::: Source data
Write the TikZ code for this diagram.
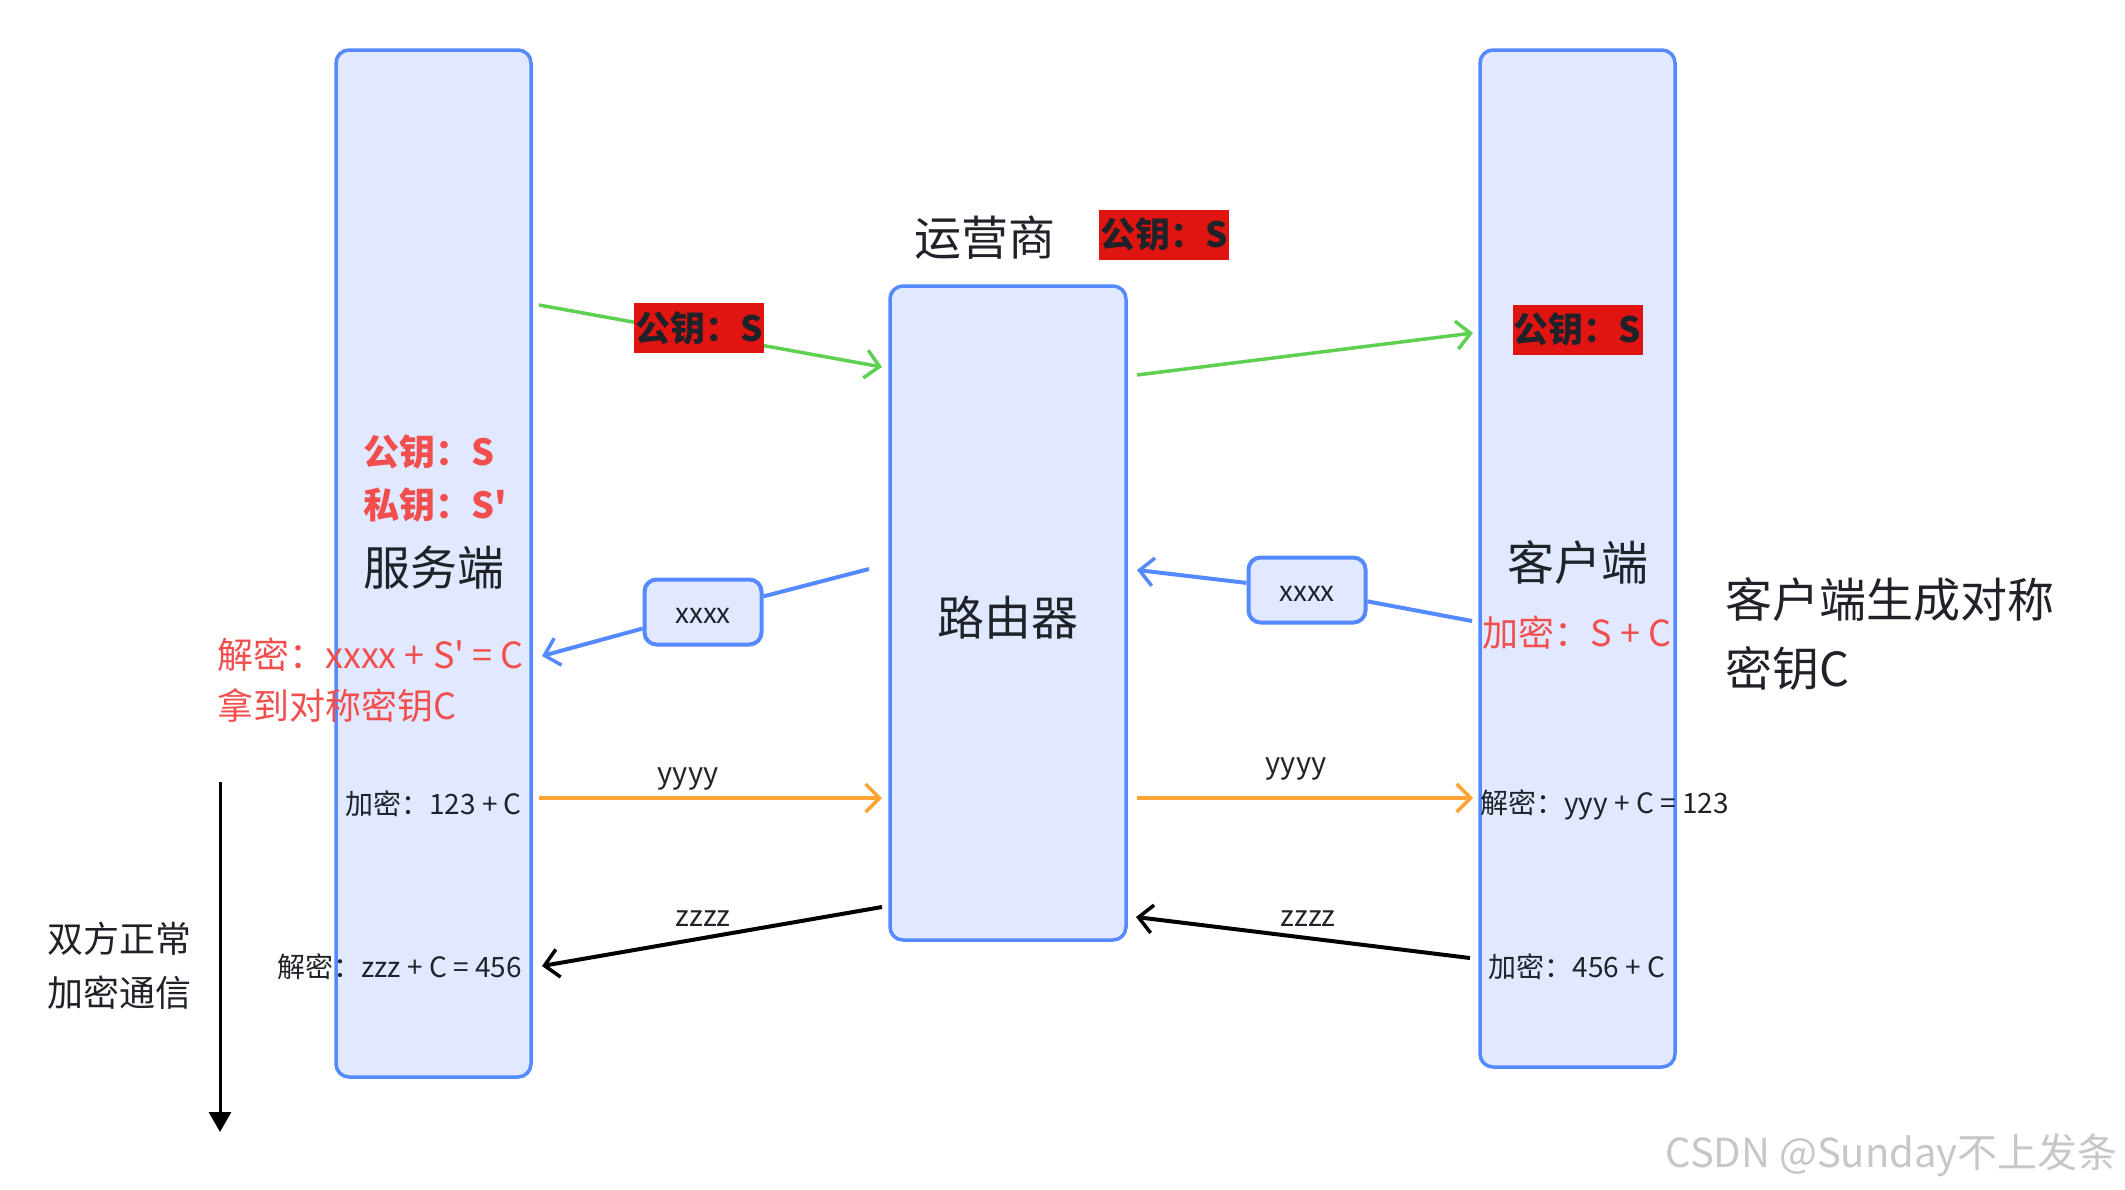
\documentclass[tikz,border=0pt]{standalone}
\usepackage{fontspec}
\newfontfamily\cn{Noto Sans CJK SC}
\usetikzlibrary{arrows.meta}
\definecolor{bblue}{RGB}{84,137,255}
\definecolor{lfill}{RGB}{224,233,255}
\definecolor{dtext}{RGB}{31,35,41}
\definecolor{rtext}{RGB}{242,78,78}
\definecolor{kred}{RGB}{224,20,16}
\definecolor{agreen}{RGB}{95,208,82}
\definecolor{aorange}{RGB}{255,163,51}
\newcommand\fs[1]{\fontsize{#1}{#1}\selectfont}
\begin{document}
\begin{tikzpicture}[x=1pt,y=-1pt,
  every node/.style={font=\cn, text=dtext, inner sep=0pt},
  lane/.style={draw=bblue, fill=lfill, line width=3.5pt, rounded corners=13pt},
  msgbox/.style={draw=bblue, fill=lfill, line width=4pt, rounded corners=12pt,
     minimum width=117pt, minimum height=65pt, font={\cn\fs{28}},
     text height=23pt, text depth=0pt},
  pk/.style={fill=kred, minimum width=130pt, minimum height=50pt,
     font={\cn\fs{35}\bfseries}, text=dtext},
  redt/.style={text=rtext, font={\cn\fs{36}}},
  redb/.style={yshift=-1pt, text=rtext, font={\cn\fs{36}\bfseries}},
  small/.style={yshift=-1.5pt, font={\cn\fs{28}}},
  lbl/.style={font={\cn\fs{29}}},
  big/.style={font={\cn\fs{47}}},
  barb/.style={-{Straight Barb[length=14pt,width=28pt,line width=3.5pt]}},
  garrow/.style={barb, draw=agreen, line width=3.5pt},
  barrow/.style={barb, draw=bblue, line width=4pt},
  oarrow/.style={barb, draw=aorange, line width=3.5pt},
  karrow/.style={barb, draw=black, line width=4pt},
]
\useasboundingbox (0,0) rectangle (2125,1189);
\fill[white] (0,0) rectangle (2125,1189);

% lanes
\node[lane, minimum width=195pt, minimum height=1027pt] (srv) at (433.5,563.5) {};
\node[lane, minimum width=236pt, minimum height=654pt] (rtr) at (1008,613) {};
\node[lane, minimum width=195pt, minimum height=1017pt] (cli) at (1577.5,558.5) {};
\node[big] (srvt) at (433.5,567.5) {服务端};
\node[big] (rtrt) at (1008,618) {路由器};
\node[big] (clit) at (1577.5,562.5) {客户端};

% top labels
\node[big] (op) at (985,238) {运营商};
\node[pk] (pktop) at (1164,234.5) {公钥：S};
\node[pk] (pkcli) at (1577.5,329.5) {公钥：S};

% server texts
\node[redb, anchor=west] (spk) at (363,451) {公钥：S};
\node[redb, anchor=west] (ssk) at (363,504) {私钥：S'};
\node[redt, anchor=west] (sdec) at (217,655) {解密：xxxx + S' = C};
\node[redt, anchor=west] (sget) at (217,706) {拿到对称密钥C};
\node[small, anchor=east] (senc) at (522,802) {加密：123 + C};
\node[small, anchor=east] (sdec2) at (522,965) {解密：zzz + C = 456};

% client texts
\node[redt] (cenc) at (1577,633) {加密：S + C};
\node[small, anchor=west, yshift=-1pt] (cdec) at (1480,802) {解密：yyy + C = 123};
\node[small] (cenc2) at (1577,965) {加密：456 + C};
\node[big, anchor=west] (gen1) at (1725,600) {客户端生成对称};
\node[big, anchor=west] (gen2) at (1725,669) {密钥C};

% coordinates
\coordinate (g1a) at (539,305);
\coordinate (g1b) at (882,367);
\coordinate (g2a) at (1137,375);
\coordinate (g2b) at (1473,333);
\coordinate (b1a) at (869,569);
\coordinate (b1b) at (542,656);
\coordinate (b2a) at (1472,621);
\coordinate (b2b) at (1137,570);
\coordinate (o1a) at (539,798);
\coordinate (o1b) at (882,798);
\coordinate (o2a) at (1137,798);
\coordinate (o2b) at (1473,798);
\coordinate (k1a) at (882,907);
\coordinate (k1b) at (542,966);
\coordinate (k2a) at (1470,958);
\coordinate (k2b) at (1136,917);
\coordinate (t1) at (220,782);
\coordinate (t2) at (220,1132);

% green arrows
\draw[garrow] (g1a) -- (g1b);
\node[pk] (pkmid) at (699,328) {公钥：S};
\draw[garrow] (g2a) -- (g2b);

% blue xxxx
\node[msgbox] (xl) at (703,612) {xxxx};
\node[msgbox] (xr) at (1307,590) {xxxx};
\draw[bblue, line width=4pt] (b1a) -- (xl);
\draw[barrow] (xl) -- (b1b);
\draw[bblue, line width=4pt] (b2a) -- (xr);
\draw[barrow] (xr) -- (b2b);

% orange
\draw[oarrow] (o1a) -- (o1b);
\draw[oarrow] (o2a) -- (o2b);
\node[lbl] (y1) at (688,779) {yyyy};
\node[lbl] (y2) at (1296,769) {yyyy};

% black
\draw[karrow] (k1a) -- (k1b);
\draw[karrow] (k2a) -- (k2b);
\node[lbl] (z1) at (703,919) {zzzz};
\node[lbl] (z2) at (1308,919) {zzzz};

% timeline
\draw[line width=3pt, -{Triangle[length=20pt,width=22pt]}] (t1) -- (t2);
\node[font={\cn\fs{36}}] (dual1) at (119,939) {双方正常};
\node[font={\cn\fs{36}}] (dual2) at (119,993) {加密通信};

% watermark
\node[anchor=east, font={\cn\fs{40}}, text=black!22] (wm) at (2118,1155) {CSDN @Sunday不上发条};
\end{tikzpicture}
\end{document}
::::::
# [Exercise requirements]
Write out the material above once more, exactly as it reads, with no pictures.

# [Result of this exercise]
Write the TikZ code for this diagram.
\documentclass[tikz,border=0pt]{standalone}
\usepackage{fontspec}
\newfontfamily\cn{Noto Sans CJK SC}
\usetikzlibrary{arrows.meta}
\definecolor{bblue}{RGB}{84,137,255}
\definecolor{lfill}{RGB}{224,233,255}
\definecolor{dtext}{RGB}{31,35,41}
\definecolor{rtext}{RGB}{242,78,78}
\definecolor{kred}{RGB}{224,20,16}
\definecolor{agreen}{RGB}{95,208,82}
\definecolor{aorange}{RGB}{255,163,51}
\newcommand\fs[1]{\fontsize{#1}{#1}\selectfont}
\begin{document}
\begin{tikzpicture}[x=1pt,y=-1pt,
  every node/.style={font=\cn, text=dtext, inner sep=0pt},
  lane/.style={draw=bblue, fill=lfill, line width=3.5pt, rounded corners=13pt},
  msgbox/.style={draw=bblue, fill=lfill, line width=4pt, rounded corners=12pt,
     minimum width=117pt, minimum height=65pt, font={\cn\fs{28}},
     text height=23pt, text depth=0pt},
  pk/.style={fill=kred, minimum width=130pt, minimum height=50pt,
     font={\cn\fs{35}\bfseries}, text=dtext},
  redt/.style={text=rtext, font={\cn\fs{36}}},
  redb/.style={yshift=-1pt, text=rtext, font={\cn\fs{36}\bfseries}},
  small/.style={yshift=-1.5pt, font={\cn\fs{28}}},
  lbl/.style={font={\cn\fs{29}}},
  big/.style={font={\cn\fs{47}}},
  barb/.style={-{Straight Barb[length=14pt,width=28pt,line width=3.5pt]}},
  garrow/.style={barb, draw=agreen, line width=3.5pt},
  barrow/.style={barb, draw=bblue, line width=4pt},
  oarrow/.style={barb, draw=aorange, line width=3.5pt},
  karrow/.style={barb, draw=black, line width=4pt},
]
\useasboundingbox (0,0) rectangle (2125,1189);
\fill[white] (0,0) rectangle (2125,1189);

% lanes
\node[lane, minimum width=195pt, minimum height=1027pt] (srv) at (433.5,563.5) {};
\node[lane, minimum width=236pt, minimum height=654pt] (rtr) at (1008,613) {};
\node[lane, minimum width=195pt, minimum height=1017pt] (cli) at (1577.5,558.5) {};
\node[big] (srvt) at (433.5,567.5) {服务端};
\node[big] (rtrt) at (1008,618) {路由器};
\node[big] (clit) at (1577.5,562.5) {客户端};

% top labels
\node[big] (op) at (985,238) {运营商};
\node[pk] (pktop) at (1164,234.5) {公钥：S};
\node[pk] (pkcli) at (1577.5,329.5) {公钥：S};

% server texts
\node[redb, anchor=west] (spk) at (363,451) {公钥：S};
\node[redb, anchor=west] (ssk) at (363,504) {私钥：S'};
\node[redt, anchor=west] (sdec) at (217,655) {解密：xxxx + S' = C};
\node[redt, anchor=west] (sget) at (217,706) {拿到对称密钥C};
\node[small, anchor=east] (senc) at (522,802) {加密：123 + C};
\node[small, anchor=east] (sdec2) at (522,965) {解密：zzz + C = 456};

% client texts
\node[redt] (cenc) at (1577,633) {加密：S + C};
\node[small, anchor=west, yshift=-1pt] (cdec) at (1480,802) {解密：yyy + C = 123};
\node[small] (cenc2) at (1577,965) {加密：456 + C};
\node[big, anchor=west] (gen1) at (1725,600) {客户端生成对称};
\node[big, anchor=west] (gen2) at (1725,669) {密钥C};

% coordinates
\coordinate (g1a) at (539,305);
\coordinate (g1b) at (882,367);
\coordinate (g2a) at (1137,375);
\coordinate (g2b) at (1473,333);
\coordinate (b1a) at (869,569);
\coordinate (b1b) at (542,656);
\coordinate (b2a) at (1472,621);
\coordinate (b2b) at (1137,570);
\coordinate (o1a) at (539,798);
\coordinate (o1b) at (882,798);
\coordinate (o2a) at (1137,798);
\coordinate (o2b) at (1473,798);
\coordinate (k1a) at (882,907);
\coordinate (k1b) at (542,966);
\coordinate (k2a) at (1470,958);
\coordinate (k2b) at (1136,917);
\coordinate (t1) at (220,782);
\coordinate (t2) at (220,1132);

% green arrows
\draw[garrow] (g1a) -- (g1b);
\node[pk] (pkmid) at (699,328) {公钥：S};
\draw[garrow] (g2a) -- (g2b);

% blue xxxx
\node[msgbox] (xl) at (703,612) {xxxx};
\node[msgbox] (xr) at (1307,590) {xxxx};
\draw[bblue, line width=4pt] (b1a) -- (xl);
\draw[barrow] (xl) -- (b1b);
\draw[bblue, line width=4pt] (b2a) -- (xr);
\draw[barrow] (xr) -- (b2b);

% orange
\draw[oarrow] (o1a) -- (o1b);
\draw[oarrow] (o2a) -- (o2b);
\node[lbl] (y1) at (688,779) {yyyy};
\node[lbl] (y2) at (1296,769) {yyyy};

% black
\draw[karrow] (k1a) -- (k1b);
\draw[karrow] (k2a) -- (k2b);
\node[lbl] (z1) at (703,919) {zzzz};
\node[lbl] (z2) at (1308,919) {zzzz};

% timeline
\draw[line width=3pt, -{Triangle[length=20pt,width=22pt]}] (t1) -- (t2);
\node[font={\cn\fs{36}}] (dual1) at (119,939) {双方正常};
\node[font={\cn\fs{36}}] (dual2) at (119,993) {加密通信};

% watermark
\node[anchor=east, font={\cn\fs{40}}, text=black!22] (wm) at (2118,1155) {CSDN @Sunday不上发条};
\end{tikzpicture}
\end{document}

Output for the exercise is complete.